Vietnamese food is such a wonderful world cuisine because it balances sweet, sour, salty and spicy components. Although I still have a lot to learn about Vietnamese food, I’ve noticed that the more traditional food from Hanoi and the north is often influenced by their Chinese neighbors - with stir-fries and many rice dishes. Pho, the rice noodle soup, is from the north, as are many heartier dishes with beef.
In Saigon and other regions of the south, where many Vietnamese who live in American are from, you’ll see more seafood, vegetables and more spicy and sweeter dishes that use sugar cane. You’ll also find more of a french influence in many of these dishes. In central Vietnam, where the ancient royal courts once were, the food is more elaborate and features many small dishes.
A few years ago, I took my daughter to Vietnam. (She was adopted from Ninh Binh in the north.) One stop on the trip was Hoi An, which is on the south central coast of Vietnam. We were staying at a resort that served assorted regional Vietnam dishes. The food was serviceable, but like many hotels, it lacked any personality. Uninspired, we walked towards the local village and found a restaurant on stilts along the water that we ventured into with our friends who had accompanied us on the trip.
In our family, I’m the Soup Queen as I love to make soups more than anything. Grace is the official Soup Taster. Even though it was about 100 degrees outside, like most Vietnamese, she ordered soup. It was a tomato soup with lemongrass and Vietnamese spices. While The Soup Taster liked everything she'd eaten so far on the trip, this was the first time she said, “Mom, you’ve got to get the recipe." Not being able to speak Vietnamese, I knew this was going to be difficult. I tasted it and our friends tasted it, and we all agreed that I had to figure out how to prepare because it was worth eating again and again.

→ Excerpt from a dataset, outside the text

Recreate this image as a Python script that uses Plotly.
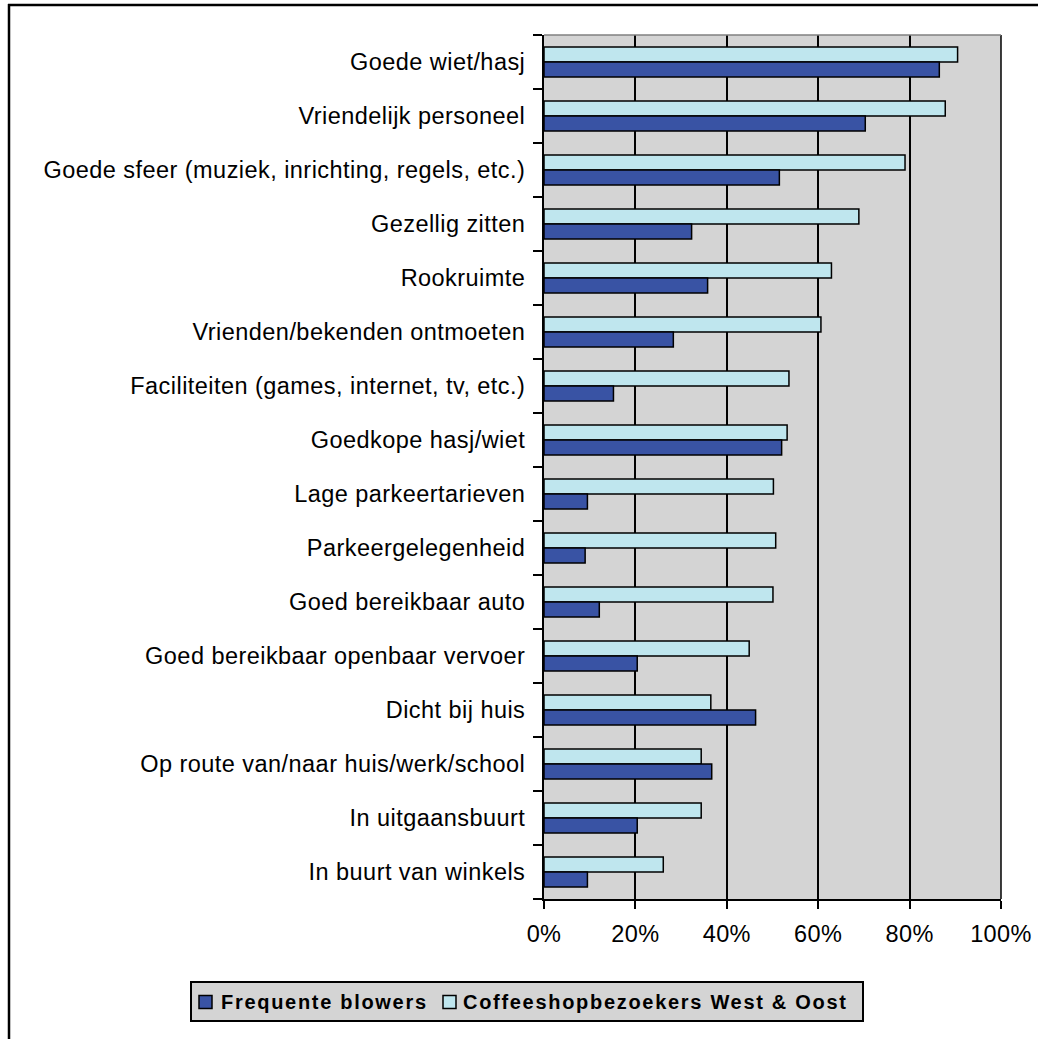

When I got home I consulted the three or four Vietnamese cookbooks I had but couldn’t find the recipe anywhere. Since I could make a good Italian tomato soup, I figured it wouldn't be that difficult to adapt it and make it Vietnamese. And that seemed just about perfect since we are always happy to adopt Italian food and culture into our multicultural lives.
VIETNAMESE GINGER TOMATO SOUP
2 tablespoons unrefined coconut oil or extra virgin olive oil
2 shallots, thinly sliced
2 cloves garlic, minced
1/8 teaspoon red chili pepper flakes
1 28 ounce can Muir Glen organic crushed tomatoes
1 stalk of lemongrass, (use only the inner yellow section and pound it so the oils are released)
1 inch thick slice of fresh ginger root, peeled and sliced thinly
1 tablespoon sugar
2 tablespoons nuoc nam sauce (fish sauce)
Juice of 1 lime
1 quart organic vegetable or chicken broth
Cilantro for garnish
Salt and pepper to taste
Optional: Soft tofu cubes, drained
Heat the oil in a large soup pot.
Saute the sliced shallots in the vegetable oil until softened.
Add the garlic, red pepper flakes and stir for one minute.
Add the crushed tomatoes and the lemongrass, fresh ginger, sugar and nuoc nam sauce and stir.
Add the broth.
Bring to a boil and then let it simmer for 15 minutes.
Remove the lemongrass. Add salt and pepper to taste. Add the lime juice and stir.
Add more nuoc nam and red pepper flakes if necessary.
Variation: Add soft tofu, cut into cubes, during the last five minutes when the soup is simmering.